ONE AMAZING DOCUMENTARY from Al Jazeera World, which takes a fresh, balanced approach to the brutal tragedy of the Armenians in 1915. Director Ramazan Mut has eschewed the issue in black and white rhetoric in favour of historical context, dating back centuries before what many call genocide wiped out a distinct Ottoman community.

The focus also rests on the present day, highlighting the three main actors in this bitter dispute raging for a near century: the republics of Turkey and Armenia, and the influential Armenian Diaspora.

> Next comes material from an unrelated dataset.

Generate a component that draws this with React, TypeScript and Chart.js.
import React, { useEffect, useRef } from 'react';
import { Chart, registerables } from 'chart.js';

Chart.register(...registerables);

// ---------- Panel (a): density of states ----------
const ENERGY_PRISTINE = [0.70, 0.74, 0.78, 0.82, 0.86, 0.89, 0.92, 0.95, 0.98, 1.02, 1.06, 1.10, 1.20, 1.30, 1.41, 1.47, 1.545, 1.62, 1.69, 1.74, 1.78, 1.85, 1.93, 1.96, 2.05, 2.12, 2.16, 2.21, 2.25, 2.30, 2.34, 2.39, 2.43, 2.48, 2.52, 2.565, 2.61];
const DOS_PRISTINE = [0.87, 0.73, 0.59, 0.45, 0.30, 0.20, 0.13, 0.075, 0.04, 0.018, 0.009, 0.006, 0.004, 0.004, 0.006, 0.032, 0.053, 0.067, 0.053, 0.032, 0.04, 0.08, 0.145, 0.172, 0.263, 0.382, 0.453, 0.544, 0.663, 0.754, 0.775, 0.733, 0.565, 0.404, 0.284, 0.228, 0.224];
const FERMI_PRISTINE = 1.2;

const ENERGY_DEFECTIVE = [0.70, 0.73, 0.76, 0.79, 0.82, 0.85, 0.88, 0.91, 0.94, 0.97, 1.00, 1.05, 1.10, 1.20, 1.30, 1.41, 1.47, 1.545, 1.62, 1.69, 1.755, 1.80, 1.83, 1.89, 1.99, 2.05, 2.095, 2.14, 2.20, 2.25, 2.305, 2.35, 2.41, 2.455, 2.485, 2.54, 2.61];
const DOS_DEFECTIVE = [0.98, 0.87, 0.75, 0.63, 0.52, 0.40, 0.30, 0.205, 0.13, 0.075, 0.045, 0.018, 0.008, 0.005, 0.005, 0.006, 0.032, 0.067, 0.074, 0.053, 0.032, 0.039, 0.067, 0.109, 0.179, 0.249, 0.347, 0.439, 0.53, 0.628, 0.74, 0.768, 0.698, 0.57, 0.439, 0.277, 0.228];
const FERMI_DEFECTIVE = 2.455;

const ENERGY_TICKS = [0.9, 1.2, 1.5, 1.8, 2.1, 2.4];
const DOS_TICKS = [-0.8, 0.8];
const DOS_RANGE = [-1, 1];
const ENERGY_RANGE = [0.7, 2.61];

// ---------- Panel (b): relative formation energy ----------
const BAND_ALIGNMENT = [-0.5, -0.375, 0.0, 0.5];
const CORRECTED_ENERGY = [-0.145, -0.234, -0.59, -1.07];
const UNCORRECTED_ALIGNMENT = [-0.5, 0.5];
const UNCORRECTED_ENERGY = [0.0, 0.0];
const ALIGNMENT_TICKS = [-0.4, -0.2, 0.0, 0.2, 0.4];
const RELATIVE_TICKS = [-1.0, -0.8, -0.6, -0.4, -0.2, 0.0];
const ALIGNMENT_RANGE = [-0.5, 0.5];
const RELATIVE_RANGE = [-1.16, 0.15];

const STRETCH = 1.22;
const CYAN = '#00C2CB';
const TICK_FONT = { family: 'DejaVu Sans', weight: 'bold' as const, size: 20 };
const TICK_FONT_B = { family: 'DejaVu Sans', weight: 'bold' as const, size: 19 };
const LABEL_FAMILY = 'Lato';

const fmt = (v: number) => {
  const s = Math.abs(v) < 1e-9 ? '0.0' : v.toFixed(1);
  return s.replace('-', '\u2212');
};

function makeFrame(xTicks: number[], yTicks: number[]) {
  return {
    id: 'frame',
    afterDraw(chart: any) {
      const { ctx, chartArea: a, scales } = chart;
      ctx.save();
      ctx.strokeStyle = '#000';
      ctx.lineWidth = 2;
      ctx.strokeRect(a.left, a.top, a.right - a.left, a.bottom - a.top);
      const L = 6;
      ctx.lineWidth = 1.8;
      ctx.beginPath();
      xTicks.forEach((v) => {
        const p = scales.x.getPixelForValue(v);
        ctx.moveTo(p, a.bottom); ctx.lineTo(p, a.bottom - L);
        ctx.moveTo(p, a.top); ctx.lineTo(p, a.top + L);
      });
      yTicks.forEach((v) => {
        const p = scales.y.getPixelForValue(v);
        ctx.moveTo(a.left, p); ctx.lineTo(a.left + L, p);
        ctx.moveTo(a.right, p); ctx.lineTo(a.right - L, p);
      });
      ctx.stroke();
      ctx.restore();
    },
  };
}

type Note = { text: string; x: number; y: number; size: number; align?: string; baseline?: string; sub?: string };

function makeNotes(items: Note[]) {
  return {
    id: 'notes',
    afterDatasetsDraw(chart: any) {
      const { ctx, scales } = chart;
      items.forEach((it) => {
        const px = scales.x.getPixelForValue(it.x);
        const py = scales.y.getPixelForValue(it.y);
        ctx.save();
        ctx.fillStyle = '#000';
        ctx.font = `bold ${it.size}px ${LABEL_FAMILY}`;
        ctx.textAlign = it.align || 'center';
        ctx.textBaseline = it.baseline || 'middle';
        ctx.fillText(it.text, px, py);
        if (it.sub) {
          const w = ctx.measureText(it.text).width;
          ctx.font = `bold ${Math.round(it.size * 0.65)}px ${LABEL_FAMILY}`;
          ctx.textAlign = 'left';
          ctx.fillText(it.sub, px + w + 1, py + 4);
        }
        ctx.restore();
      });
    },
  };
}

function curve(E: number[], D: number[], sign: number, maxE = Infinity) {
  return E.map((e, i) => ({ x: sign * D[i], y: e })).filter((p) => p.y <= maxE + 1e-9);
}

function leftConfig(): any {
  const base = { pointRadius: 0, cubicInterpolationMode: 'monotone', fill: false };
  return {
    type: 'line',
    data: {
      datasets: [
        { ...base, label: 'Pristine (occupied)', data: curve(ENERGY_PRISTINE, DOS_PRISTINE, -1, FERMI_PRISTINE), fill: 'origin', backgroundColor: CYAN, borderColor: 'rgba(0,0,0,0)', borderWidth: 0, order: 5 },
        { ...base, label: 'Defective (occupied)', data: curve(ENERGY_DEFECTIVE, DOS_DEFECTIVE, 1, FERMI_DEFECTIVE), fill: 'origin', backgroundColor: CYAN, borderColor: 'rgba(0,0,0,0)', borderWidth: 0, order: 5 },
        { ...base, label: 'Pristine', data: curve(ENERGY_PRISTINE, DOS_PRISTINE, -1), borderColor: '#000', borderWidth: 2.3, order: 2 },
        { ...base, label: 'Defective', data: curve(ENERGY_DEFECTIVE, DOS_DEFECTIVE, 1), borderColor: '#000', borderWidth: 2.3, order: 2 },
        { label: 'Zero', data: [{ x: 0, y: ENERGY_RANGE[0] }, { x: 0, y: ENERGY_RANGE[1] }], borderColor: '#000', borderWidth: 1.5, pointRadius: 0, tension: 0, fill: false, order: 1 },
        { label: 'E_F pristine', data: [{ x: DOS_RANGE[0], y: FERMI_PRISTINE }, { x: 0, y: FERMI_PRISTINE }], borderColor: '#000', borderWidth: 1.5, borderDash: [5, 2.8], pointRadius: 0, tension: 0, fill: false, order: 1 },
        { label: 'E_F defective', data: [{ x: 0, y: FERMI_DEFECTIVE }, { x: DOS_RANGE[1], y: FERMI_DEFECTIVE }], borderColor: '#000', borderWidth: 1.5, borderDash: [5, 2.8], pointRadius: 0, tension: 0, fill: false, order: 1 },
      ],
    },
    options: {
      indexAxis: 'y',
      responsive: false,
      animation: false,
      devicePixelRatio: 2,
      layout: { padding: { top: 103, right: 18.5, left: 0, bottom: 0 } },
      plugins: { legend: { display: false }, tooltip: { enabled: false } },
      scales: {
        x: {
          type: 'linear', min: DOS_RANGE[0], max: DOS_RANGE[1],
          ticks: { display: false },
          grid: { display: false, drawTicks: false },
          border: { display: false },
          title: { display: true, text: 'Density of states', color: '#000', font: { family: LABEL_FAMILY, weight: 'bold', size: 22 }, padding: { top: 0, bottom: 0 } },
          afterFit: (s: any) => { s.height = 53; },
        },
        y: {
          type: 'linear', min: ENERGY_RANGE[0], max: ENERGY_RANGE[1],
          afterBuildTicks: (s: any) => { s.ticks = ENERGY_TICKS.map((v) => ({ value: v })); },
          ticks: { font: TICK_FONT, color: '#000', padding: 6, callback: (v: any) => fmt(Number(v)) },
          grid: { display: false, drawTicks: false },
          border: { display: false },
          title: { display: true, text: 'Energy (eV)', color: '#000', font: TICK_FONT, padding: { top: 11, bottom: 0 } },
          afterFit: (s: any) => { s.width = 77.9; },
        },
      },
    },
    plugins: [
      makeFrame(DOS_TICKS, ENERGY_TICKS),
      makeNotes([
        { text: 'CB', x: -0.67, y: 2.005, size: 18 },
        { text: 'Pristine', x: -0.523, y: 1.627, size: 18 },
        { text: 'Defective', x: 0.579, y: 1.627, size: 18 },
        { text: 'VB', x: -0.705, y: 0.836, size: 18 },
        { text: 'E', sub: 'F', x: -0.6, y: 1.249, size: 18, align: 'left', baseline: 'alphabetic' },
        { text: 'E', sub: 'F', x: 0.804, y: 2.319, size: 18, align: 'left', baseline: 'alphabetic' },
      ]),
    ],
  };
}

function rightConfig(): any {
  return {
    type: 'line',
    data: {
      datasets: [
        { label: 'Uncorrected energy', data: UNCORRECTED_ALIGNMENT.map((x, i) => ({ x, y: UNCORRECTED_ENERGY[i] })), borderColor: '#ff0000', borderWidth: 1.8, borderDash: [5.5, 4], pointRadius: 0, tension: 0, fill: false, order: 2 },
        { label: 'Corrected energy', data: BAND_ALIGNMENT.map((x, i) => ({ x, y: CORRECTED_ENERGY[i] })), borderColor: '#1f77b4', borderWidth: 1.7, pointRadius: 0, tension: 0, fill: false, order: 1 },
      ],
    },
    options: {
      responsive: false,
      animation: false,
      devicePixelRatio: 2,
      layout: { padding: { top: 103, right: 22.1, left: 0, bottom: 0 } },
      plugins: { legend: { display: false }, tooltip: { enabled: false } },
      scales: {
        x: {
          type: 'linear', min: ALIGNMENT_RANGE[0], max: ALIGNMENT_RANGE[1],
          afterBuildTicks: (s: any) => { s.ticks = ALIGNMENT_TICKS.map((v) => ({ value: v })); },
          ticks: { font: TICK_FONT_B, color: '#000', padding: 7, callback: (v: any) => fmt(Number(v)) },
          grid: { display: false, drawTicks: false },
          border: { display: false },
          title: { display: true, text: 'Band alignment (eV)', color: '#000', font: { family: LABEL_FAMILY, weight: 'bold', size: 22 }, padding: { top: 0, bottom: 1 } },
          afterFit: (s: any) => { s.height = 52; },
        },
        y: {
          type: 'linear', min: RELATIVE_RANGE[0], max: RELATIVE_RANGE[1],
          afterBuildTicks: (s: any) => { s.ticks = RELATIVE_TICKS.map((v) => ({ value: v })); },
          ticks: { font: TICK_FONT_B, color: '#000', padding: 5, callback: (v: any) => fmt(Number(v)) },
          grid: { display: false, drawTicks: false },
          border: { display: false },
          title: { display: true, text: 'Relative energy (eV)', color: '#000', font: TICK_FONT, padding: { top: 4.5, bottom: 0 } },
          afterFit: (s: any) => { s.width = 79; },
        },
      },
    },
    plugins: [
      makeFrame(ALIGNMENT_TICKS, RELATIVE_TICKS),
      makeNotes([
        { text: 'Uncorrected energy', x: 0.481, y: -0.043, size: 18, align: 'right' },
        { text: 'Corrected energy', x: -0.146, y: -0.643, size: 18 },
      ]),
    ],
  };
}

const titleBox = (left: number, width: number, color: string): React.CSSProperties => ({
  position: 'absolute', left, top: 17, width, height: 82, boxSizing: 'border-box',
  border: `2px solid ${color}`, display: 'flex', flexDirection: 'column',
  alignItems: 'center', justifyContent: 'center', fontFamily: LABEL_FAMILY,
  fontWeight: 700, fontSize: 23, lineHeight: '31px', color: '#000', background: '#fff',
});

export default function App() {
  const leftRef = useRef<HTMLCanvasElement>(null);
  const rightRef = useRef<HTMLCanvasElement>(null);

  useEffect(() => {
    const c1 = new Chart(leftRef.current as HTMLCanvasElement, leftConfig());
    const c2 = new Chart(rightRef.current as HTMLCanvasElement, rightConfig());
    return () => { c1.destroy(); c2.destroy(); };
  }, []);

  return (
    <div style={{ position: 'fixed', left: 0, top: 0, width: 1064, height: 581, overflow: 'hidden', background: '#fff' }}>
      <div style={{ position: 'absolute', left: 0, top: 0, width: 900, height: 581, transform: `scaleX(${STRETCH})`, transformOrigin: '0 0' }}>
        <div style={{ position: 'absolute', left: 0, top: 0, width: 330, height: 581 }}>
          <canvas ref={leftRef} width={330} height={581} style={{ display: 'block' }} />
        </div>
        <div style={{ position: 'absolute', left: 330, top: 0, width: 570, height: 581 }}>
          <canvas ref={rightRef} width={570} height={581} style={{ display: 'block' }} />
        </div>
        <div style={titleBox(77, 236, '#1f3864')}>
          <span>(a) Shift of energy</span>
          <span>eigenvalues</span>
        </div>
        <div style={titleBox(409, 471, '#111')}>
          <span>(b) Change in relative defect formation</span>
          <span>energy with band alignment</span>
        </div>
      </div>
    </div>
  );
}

Aptly titled “Common Pain”, if there’s one scene that nails the essence of the tragedy, it’s the prescient TV interview with Turkish-Armenian journalist Hrant Dink, predating his assassination by Turkish ultranationalists:

We are two sick communities, the Turks and the Armenians. Their relationship is interwoven. The Armenians are experiencing a great trauma because of the Turks, and the Turks experiencing paranoia because of the Armenians. We are both clinical cases.

Who is going to cure us? Is it a decision of the French or American Senate? Who will provide the prescription? Who is our doctor?

The Armenians are the doctor of the Turks, and the Turks are the doctor of the Armenians. Besides that, there is no doctor or cure. Dialogue is the only prescription. They are each other’s doctor.